Riga 2009, Buenos Aires 2001
by Charles Lemos, Wed Jan 14, 2009 at 02:12:47 PM EST
Chalk up another in a string of neo-liberal economic failures. Caught in the global financial crisis to a degree perhaps only surpassed by Iceland, the normally tranquil small Baltic republic of Latvia erupted in violence overnight. Thousands of people massed in the Latvian capital, Riga, demanding snap elections and the resignation of the government in the face of a deepening economic crisis. The resentments quickly turned into a riot. Twenty-five people were injured and 106 were arrested.
Latvia's fall is, indeed, a hard one. Credit growth had reached an astounding 78% in 2007. Riga property prices more than doubled since early 2005, driving prices in the old city above levels found in Berlin. Over 85% of all household and corporate debt in Latvia was contracted in foreign currencies, a proportion similar to Argentine dollar debt before the collapse of the peso peg in 2001. The current account deficit was 26% of GDP in the fourth quarter, the world's highest. All thanks to lax regulations on the free flow of capital, one of the cornerstones of neo-liberal economic thought.
"The situation in Latvia bears a striking similarity to that in Iceland last year, only we would argue that Latvia is more exposed," said Tim Ash, an economist at Bear Stearns warned in a report published in February 2008. Consider the moment now one of full exposure. Ah, the joys of the free flow of the capital. Riga 2009 is Buenos Aires 2001.

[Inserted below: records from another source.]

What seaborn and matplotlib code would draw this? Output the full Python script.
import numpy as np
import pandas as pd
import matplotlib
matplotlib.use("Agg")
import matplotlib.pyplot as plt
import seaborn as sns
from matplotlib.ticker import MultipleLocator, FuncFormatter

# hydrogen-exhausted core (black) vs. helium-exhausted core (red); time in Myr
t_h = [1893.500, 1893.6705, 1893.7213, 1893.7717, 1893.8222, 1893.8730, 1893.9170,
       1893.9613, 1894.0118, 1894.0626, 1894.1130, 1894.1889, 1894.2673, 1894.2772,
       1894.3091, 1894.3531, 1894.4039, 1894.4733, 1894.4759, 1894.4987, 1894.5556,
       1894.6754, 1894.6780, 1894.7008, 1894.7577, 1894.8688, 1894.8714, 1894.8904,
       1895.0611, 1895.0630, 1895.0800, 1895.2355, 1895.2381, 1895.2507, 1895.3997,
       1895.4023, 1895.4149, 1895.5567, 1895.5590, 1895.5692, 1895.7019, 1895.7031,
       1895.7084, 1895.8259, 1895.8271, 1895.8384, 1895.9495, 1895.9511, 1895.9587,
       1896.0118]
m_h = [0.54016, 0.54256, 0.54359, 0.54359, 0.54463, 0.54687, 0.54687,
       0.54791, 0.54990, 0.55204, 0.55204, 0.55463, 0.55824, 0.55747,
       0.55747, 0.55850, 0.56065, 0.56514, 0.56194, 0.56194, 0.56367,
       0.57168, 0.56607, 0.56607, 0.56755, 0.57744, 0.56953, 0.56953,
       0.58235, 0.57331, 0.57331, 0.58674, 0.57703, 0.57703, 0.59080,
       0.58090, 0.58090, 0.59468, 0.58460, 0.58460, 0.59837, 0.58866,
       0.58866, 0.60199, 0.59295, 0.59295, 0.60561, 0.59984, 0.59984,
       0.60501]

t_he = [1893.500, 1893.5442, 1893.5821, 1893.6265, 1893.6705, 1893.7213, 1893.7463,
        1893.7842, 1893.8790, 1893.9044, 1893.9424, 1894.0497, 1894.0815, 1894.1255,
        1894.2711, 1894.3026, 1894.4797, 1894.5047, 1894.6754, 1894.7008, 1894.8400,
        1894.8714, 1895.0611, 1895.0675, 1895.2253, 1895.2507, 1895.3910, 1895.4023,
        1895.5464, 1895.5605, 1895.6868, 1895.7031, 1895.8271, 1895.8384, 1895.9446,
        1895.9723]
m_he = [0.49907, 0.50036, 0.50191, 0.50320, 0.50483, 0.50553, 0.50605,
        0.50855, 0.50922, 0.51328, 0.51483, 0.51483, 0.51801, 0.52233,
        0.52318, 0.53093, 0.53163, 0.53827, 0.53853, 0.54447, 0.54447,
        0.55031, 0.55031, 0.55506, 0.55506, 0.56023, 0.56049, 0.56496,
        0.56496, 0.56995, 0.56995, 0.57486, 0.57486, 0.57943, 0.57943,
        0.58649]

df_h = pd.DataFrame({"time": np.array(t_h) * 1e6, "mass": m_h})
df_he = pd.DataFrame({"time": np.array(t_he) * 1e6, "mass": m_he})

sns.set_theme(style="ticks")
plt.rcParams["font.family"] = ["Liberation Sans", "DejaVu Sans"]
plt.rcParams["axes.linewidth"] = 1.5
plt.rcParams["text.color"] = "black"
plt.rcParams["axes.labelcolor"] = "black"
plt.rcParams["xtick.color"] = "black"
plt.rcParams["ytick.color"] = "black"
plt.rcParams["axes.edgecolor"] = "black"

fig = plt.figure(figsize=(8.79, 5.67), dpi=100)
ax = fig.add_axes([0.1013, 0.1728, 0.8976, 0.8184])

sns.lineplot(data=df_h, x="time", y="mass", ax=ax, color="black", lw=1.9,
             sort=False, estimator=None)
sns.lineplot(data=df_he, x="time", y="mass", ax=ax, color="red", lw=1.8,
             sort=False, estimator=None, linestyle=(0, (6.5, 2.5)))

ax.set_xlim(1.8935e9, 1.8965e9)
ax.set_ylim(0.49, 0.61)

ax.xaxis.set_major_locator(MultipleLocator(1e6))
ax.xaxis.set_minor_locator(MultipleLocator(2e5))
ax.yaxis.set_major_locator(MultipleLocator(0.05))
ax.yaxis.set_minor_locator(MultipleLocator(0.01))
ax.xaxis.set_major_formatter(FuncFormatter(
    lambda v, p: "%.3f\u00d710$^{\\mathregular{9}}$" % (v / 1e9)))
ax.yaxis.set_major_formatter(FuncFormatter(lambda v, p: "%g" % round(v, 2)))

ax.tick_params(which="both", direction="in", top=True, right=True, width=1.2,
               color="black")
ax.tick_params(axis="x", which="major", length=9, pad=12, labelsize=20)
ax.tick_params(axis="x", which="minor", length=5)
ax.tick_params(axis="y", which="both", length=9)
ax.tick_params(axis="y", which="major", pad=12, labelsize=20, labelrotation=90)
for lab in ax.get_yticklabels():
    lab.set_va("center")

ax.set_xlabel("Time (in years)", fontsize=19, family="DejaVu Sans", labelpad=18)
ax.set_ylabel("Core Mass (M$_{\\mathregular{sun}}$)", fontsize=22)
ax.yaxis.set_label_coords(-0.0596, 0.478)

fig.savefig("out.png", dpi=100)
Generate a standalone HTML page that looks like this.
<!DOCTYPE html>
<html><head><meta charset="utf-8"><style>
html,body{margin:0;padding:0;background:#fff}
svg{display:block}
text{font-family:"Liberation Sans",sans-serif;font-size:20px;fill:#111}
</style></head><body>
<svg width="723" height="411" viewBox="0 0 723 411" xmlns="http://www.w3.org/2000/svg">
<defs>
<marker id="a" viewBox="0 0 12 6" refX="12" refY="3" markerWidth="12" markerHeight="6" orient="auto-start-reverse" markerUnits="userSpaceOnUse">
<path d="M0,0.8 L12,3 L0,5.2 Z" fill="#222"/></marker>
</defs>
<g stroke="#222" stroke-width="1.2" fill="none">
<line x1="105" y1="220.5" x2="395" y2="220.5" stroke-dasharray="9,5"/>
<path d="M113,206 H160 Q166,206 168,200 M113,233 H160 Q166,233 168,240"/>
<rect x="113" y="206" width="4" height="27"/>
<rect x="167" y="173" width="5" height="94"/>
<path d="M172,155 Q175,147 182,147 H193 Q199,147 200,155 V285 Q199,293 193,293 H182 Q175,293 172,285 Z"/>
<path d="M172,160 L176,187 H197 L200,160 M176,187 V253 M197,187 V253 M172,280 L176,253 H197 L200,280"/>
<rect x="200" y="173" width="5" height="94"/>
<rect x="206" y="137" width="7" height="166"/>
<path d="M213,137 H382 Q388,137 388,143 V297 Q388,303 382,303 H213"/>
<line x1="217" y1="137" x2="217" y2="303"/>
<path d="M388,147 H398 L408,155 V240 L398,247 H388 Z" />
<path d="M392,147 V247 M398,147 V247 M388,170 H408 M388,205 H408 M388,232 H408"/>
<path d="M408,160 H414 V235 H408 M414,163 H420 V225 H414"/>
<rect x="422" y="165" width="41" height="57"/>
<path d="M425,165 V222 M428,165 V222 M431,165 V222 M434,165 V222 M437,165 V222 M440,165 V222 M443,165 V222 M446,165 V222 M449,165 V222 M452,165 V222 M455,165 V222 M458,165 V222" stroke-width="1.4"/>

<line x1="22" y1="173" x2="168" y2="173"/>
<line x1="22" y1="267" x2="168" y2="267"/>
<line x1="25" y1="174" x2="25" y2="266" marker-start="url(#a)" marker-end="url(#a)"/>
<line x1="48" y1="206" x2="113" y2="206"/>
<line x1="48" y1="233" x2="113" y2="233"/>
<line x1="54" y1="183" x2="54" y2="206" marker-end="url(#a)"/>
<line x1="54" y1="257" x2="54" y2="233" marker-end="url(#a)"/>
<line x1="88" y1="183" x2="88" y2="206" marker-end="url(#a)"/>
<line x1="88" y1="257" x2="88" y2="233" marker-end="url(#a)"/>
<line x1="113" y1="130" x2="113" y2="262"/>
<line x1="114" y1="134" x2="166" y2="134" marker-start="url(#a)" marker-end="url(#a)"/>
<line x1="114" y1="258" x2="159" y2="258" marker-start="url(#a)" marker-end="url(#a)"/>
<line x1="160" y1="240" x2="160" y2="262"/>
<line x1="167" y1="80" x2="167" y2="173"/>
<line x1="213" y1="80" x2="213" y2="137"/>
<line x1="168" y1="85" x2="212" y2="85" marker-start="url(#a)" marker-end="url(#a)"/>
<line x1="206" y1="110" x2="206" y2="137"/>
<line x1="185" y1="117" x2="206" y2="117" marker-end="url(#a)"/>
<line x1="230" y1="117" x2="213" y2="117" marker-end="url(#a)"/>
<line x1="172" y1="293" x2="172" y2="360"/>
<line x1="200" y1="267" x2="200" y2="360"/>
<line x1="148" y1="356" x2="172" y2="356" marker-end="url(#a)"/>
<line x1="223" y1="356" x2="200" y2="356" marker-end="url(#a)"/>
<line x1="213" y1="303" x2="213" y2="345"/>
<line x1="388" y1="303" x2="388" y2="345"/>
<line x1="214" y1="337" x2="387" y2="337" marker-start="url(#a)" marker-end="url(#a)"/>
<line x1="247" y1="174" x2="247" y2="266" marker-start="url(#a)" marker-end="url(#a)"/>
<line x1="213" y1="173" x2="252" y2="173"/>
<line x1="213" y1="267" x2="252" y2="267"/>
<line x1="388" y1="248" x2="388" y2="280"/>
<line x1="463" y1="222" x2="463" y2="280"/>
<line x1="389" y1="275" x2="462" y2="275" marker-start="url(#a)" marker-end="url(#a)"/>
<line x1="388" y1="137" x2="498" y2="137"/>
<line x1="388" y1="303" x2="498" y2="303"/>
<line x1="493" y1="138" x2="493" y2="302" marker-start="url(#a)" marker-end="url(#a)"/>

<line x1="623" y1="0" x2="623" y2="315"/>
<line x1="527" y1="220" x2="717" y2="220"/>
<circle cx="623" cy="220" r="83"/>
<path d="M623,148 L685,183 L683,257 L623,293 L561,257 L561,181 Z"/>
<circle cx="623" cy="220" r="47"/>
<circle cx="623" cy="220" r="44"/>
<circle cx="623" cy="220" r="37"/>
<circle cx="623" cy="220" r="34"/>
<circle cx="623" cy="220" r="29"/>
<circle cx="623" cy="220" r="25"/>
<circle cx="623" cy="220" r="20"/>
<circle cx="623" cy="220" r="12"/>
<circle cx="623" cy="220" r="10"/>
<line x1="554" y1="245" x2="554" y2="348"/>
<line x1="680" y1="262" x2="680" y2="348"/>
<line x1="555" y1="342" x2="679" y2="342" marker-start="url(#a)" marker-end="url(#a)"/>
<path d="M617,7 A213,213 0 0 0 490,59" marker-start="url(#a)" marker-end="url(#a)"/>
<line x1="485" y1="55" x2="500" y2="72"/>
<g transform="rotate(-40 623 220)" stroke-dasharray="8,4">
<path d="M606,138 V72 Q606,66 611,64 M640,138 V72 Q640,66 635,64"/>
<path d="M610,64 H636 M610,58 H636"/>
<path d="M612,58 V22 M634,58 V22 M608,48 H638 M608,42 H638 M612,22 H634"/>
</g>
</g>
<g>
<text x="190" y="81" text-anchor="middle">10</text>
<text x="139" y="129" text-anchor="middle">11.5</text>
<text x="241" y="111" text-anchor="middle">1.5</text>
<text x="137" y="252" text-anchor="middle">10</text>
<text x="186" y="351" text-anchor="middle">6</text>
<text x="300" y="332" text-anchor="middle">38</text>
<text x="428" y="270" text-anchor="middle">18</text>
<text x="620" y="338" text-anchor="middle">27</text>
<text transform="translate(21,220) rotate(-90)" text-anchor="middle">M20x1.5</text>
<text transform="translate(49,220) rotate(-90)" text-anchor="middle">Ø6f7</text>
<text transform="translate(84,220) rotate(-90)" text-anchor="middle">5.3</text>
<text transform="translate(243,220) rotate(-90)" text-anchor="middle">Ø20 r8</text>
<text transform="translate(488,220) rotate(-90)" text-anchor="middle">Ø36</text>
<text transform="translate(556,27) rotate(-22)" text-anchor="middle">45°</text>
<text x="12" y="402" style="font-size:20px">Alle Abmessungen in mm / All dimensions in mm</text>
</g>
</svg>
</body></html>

Discontent has been brewing since the country slid into recession and the government had to seek a £7.5 billion (approx $10.4 billion USD) rescue from the International Monetary Fund and European Union this past Fall. The Latvian economy shrank 4.2% in the third quarter of 2008 compared with the same period in 2007 and official data showed the country as suffering the sharpest recession in the EU. That's rather remarkable given the economic downturn in Iceland, Spain, Ireland and Belgium. According to the Latvia Central Bank, the economy is expected to shrink at least 5% and perhaps as much as 8% this year after the credit crunch stopped a consumer boom coupled with collapse of the country's currency, the lats.
On November 8 of last year, the Latvian government was forced to rescue Parex by taking a 51% share -- Parex is Latvia's largest local bank and the country's second-biggest after Swedish-owned Swedbank -- for the symbolic sum of two lats (2.85 euros, 3.65 dollars). Then again, you're essentially buying liabilities, not assets.

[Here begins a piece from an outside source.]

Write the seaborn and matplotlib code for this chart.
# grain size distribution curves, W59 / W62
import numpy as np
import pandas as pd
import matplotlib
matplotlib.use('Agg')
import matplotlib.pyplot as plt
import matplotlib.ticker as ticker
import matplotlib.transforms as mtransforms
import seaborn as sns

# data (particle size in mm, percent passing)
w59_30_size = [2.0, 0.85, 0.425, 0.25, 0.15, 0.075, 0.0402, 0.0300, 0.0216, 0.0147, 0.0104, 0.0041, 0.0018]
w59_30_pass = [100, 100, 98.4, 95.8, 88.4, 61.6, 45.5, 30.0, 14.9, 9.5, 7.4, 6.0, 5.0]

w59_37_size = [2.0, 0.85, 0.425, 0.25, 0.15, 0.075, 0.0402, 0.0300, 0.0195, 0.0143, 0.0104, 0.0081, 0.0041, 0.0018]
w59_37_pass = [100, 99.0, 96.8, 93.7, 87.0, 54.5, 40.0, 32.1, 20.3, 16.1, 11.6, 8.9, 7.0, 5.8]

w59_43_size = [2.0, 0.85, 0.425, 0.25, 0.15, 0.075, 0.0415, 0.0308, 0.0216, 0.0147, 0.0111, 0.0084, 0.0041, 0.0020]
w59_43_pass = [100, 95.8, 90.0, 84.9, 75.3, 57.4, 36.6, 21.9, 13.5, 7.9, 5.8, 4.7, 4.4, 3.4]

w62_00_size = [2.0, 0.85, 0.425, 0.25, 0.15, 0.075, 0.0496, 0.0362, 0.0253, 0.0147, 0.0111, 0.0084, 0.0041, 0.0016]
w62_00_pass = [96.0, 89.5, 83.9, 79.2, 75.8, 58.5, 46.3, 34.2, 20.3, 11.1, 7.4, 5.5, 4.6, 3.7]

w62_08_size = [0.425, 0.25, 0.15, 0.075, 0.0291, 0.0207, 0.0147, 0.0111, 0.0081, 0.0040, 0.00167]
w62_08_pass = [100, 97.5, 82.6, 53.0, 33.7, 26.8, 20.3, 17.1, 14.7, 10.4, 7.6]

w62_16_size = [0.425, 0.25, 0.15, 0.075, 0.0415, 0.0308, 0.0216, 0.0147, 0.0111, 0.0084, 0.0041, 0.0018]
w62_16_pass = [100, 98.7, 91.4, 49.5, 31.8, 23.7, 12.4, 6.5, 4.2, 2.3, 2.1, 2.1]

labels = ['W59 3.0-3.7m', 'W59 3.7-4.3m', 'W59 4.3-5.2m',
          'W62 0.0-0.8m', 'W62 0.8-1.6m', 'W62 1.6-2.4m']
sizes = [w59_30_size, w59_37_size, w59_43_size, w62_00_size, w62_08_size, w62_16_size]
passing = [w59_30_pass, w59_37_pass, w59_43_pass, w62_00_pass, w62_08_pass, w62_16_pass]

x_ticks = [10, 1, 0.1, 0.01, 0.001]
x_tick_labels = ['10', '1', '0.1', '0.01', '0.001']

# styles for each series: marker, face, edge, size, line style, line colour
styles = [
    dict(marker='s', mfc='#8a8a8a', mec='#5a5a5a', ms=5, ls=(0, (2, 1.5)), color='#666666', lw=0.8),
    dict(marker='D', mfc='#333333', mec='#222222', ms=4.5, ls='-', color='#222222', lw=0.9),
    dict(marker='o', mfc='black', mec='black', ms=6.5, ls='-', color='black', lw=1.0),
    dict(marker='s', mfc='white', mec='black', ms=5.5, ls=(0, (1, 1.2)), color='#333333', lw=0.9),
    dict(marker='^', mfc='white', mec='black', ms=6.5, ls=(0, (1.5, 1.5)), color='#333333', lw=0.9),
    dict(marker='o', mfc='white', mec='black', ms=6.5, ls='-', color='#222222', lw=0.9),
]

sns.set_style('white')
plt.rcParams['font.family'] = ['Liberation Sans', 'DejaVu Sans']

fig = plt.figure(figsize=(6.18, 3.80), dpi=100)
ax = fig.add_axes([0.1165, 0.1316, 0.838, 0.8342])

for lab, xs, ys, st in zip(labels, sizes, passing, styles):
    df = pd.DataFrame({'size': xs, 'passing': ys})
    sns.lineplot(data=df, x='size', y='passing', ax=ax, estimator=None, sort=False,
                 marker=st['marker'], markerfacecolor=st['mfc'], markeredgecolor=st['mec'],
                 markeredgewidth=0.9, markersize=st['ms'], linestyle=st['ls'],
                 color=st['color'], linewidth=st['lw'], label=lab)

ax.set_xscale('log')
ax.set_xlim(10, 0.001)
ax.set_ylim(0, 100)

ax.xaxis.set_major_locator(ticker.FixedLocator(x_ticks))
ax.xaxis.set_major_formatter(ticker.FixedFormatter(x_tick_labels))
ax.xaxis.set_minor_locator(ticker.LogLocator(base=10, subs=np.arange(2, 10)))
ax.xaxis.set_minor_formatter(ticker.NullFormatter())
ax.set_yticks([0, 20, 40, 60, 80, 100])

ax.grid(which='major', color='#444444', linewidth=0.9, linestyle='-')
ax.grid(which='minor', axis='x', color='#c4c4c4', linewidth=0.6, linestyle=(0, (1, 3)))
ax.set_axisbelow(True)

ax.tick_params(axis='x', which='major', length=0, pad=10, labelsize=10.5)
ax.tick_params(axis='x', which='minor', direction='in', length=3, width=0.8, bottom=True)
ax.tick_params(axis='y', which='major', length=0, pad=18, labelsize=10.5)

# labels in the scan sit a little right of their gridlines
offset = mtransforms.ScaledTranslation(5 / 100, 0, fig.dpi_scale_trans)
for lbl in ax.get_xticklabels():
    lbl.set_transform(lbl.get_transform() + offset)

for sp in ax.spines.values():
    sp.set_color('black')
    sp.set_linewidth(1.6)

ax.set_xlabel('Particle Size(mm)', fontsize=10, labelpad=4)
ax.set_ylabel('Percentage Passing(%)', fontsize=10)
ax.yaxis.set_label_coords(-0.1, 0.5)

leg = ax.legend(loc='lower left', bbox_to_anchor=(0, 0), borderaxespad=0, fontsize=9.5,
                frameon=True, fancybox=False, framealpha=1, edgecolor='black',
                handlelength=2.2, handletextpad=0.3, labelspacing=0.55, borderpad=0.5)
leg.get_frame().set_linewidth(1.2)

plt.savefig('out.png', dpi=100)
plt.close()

The move came after the Parex had lost 108 million lats in deposits. Parex's boss blamed an exodus of customers attracted by Swedish state guarantees for Nordic rivals such as Swedbank and SEB, the country's third-ranked bank. The government said it had acted to ward off a wider financial sector crisis in the Baltic state.
Since then, the situation has only gotten worse. Unemployment is running in the low teens, more than triple where it was a year ago. Additionally, Latvia's Parliament also approved linked belt-tightening measures, notably deep budget cuts that slash state employees' pay by up to 15%. This is, of course, the major worry facing global policy makers -- how to tackle the deflationary pressure on wages (just as a reminder Governor Schwarzenegger just cut the wages of California state employees 10%).
Back in May 2007, the Fitch Rating Agency said this in a report:
"Cheap and plentiful capital inflows have fueled the economic boom Eastern Europe. This begs the question how well the region will cope in the event of a marked increase in risk aversion and tighteneing liquidity."
Cross out Eastern Europe and substitute United States and the same is true. How well can the US cope in the event of a marked increase in risk aversion and tigtheneing liquity? Probably better than Latvia or Iceland but all I can say is be nice to your Chinese lenders, you owe them $40,000 per US household.
It's time for a more circumscribed approach. That is, markets work best when rules and regulations are in place to moderate the tendency to excess. The day will come when the world will no longer willingly finance our penchant for militarism no matter how noble the cause nor our unrestrained consumerism. And that day is fast approaching.